■ **BRIEF**: Write out the data below exactly as given, without any of its pictures.

■ **SUPPLIED MATERIAL**:
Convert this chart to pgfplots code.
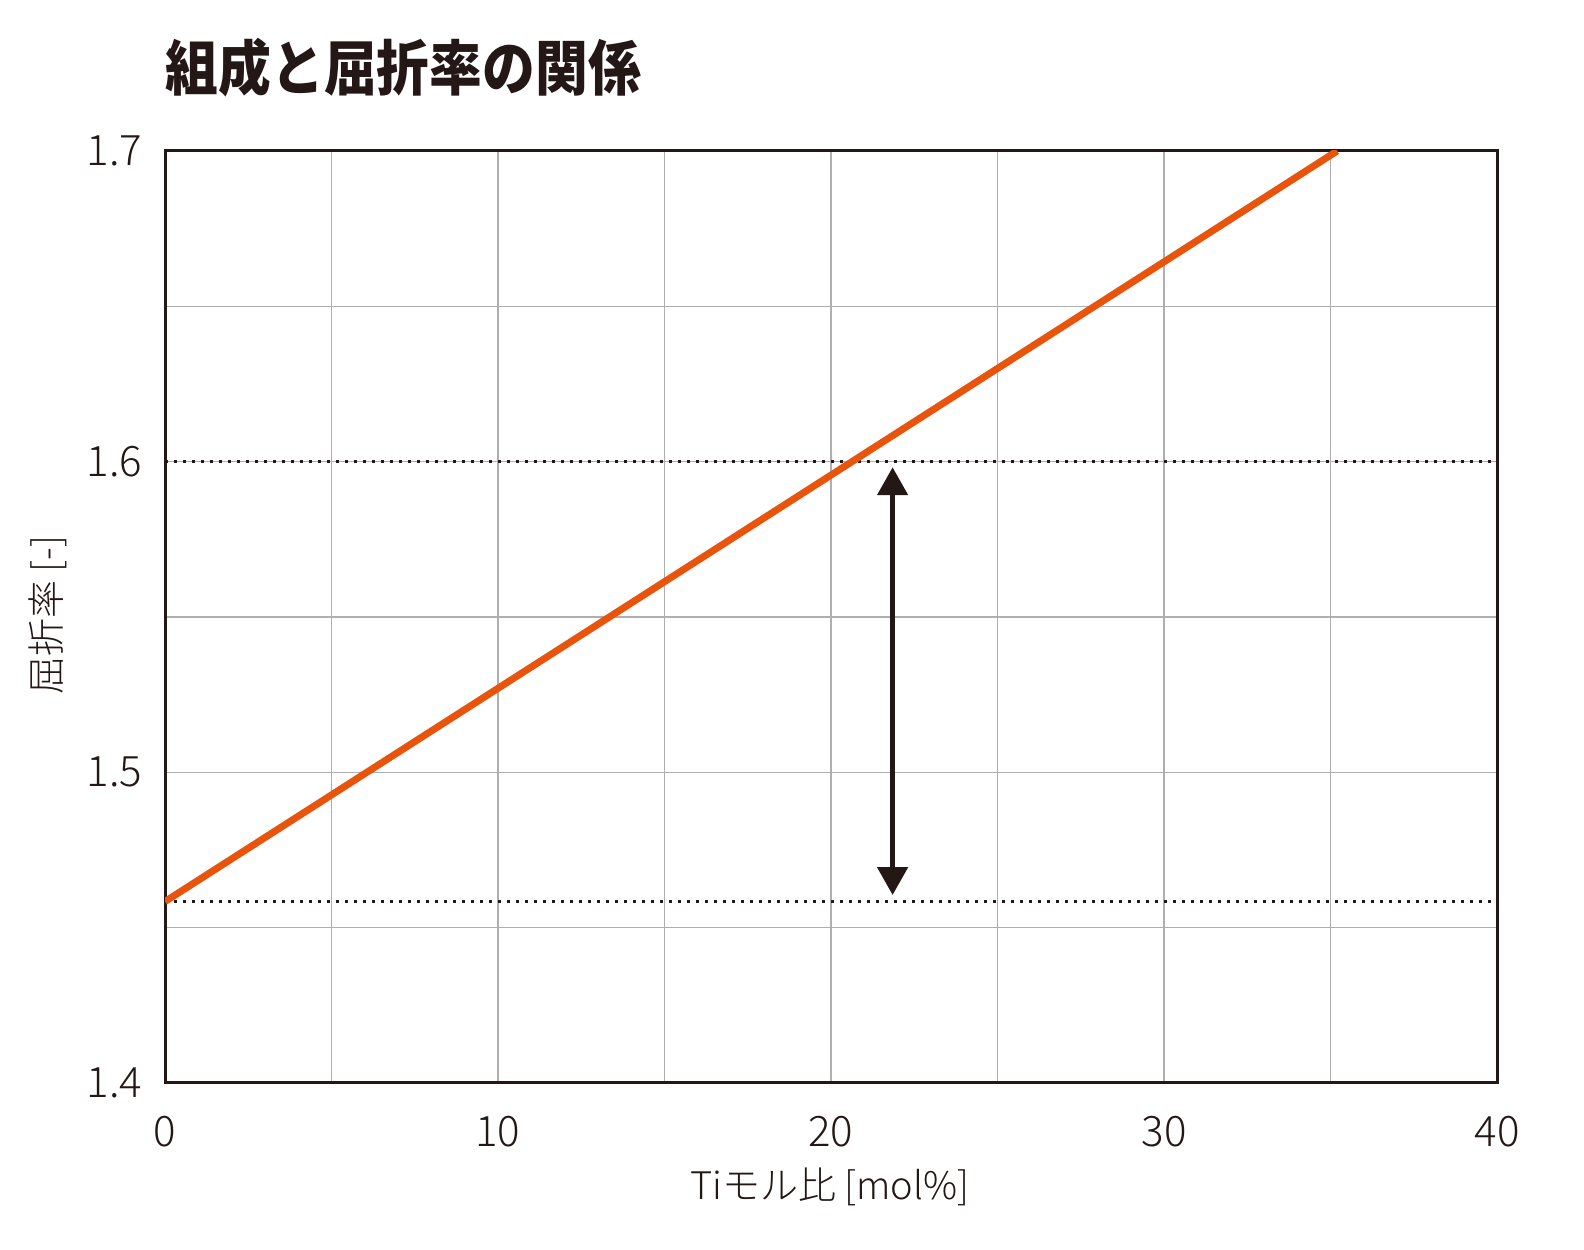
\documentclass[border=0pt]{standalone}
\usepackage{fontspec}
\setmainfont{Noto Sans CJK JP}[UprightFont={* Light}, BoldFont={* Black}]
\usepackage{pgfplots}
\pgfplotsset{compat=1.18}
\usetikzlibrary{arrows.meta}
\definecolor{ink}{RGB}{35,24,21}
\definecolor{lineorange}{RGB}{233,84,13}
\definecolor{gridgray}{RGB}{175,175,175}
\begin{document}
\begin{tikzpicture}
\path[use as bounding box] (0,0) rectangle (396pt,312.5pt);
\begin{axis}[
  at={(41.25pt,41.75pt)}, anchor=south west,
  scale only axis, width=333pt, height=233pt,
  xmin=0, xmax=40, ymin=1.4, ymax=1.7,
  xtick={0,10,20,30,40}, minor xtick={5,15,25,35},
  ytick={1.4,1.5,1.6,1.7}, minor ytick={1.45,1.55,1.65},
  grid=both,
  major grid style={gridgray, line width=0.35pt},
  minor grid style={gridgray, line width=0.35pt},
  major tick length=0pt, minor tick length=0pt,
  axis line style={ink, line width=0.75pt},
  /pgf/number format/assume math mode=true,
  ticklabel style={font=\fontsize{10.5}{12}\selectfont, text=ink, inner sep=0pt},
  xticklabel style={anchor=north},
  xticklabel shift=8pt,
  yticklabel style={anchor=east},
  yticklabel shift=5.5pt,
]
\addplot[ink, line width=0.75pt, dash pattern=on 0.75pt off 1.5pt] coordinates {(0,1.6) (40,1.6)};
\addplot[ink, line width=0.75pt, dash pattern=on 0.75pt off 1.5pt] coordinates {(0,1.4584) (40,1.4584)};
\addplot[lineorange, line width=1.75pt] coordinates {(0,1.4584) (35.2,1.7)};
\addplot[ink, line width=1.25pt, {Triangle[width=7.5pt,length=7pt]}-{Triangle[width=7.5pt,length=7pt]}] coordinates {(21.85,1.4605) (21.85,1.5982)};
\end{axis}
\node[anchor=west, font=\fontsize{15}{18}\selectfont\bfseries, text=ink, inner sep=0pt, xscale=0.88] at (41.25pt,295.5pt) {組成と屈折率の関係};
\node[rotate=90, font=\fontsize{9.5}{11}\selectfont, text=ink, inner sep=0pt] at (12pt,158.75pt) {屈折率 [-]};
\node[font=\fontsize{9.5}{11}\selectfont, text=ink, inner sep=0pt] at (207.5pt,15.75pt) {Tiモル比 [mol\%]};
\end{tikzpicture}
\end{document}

■ **SOLVED EXERCISE**:
Convert this chart to pgfplots code.
\documentclass[border=0pt]{standalone}
\usepackage{fontspec}
\setmainfont{Noto Sans CJK JP}[UprightFont={* Light}, BoldFont={* Black}]
\usepackage{pgfplots}
\pgfplotsset{compat=1.18}
\usetikzlibrary{arrows.meta}
\definecolor{ink}{RGB}{35,24,21}
\definecolor{lineorange}{RGB}{233,84,13}
\definecolor{gridgray}{RGB}{175,175,175}
\begin{document}
\begin{tikzpicture}
\path[use as bounding box] (0,0) rectangle (396pt,312.5pt);
\begin{axis}[
  at={(41.25pt,41.75pt)}, anchor=south west,
  scale only axis, width=333pt, height=233pt,
  xmin=0, xmax=40, ymin=1.4, ymax=1.7,
  xtick={0,10,20,30,40}, minor xtick={5,15,25,35},
  ytick={1.4,1.5,1.6,1.7}, minor ytick={1.45,1.55,1.65},
  grid=both,
  major grid style={gridgray, line width=0.35pt},
  minor grid style={gridgray, line width=0.35pt},
  major tick length=0pt, minor tick length=0pt,
  axis line style={ink, line width=0.75pt},
  /pgf/number format/assume math mode=true,
  ticklabel style={font=\fontsize{10.5}{12}\selectfont, text=ink, inner sep=0pt},
  xticklabel style={anchor=north},
  xticklabel shift=8pt,
  yticklabel style={anchor=east},
  yticklabel shift=5.5pt,
]
\addplot[ink, line width=0.75pt, dash pattern=on 0.75pt off 1.5pt] coordinates {(0,1.6) (40,1.6)};
\addplot[ink, line width=0.75pt, dash pattern=on 0.75pt off 1.5pt] coordinates {(0,1.4584) (40,1.4584)};
\addplot[lineorange, line width=1.75pt] coordinates {(0,1.4584) (35.2,1.7)};
\addplot[ink, line width=1.25pt, {Triangle[width=7.5pt,length=7pt]}-{Triangle[width=7.5pt,length=7pt]}] coordinates {(21.85,1.4605) (21.85,1.5982)};
\end{axis}
\node[anchor=west, font=\fontsize{15}{18}\selectfont\bfseries, text=ink, inner sep=0pt, xscale=0.88] at (41.25pt,295.5pt) {組成と屈折率の関係};
\node[rotate=90, font=\fontsize{9.5}{11}\selectfont, text=ink, inner sep=0pt] at (12pt,158.75pt) {屈折率 [-]};
\node[font=\fontsize{9.5}{11}\selectfont, text=ink, inner sep=0pt] at (207.5pt,15.75pt) {Tiモル比 [mol\%]};
\end{tikzpicture}
\end{document}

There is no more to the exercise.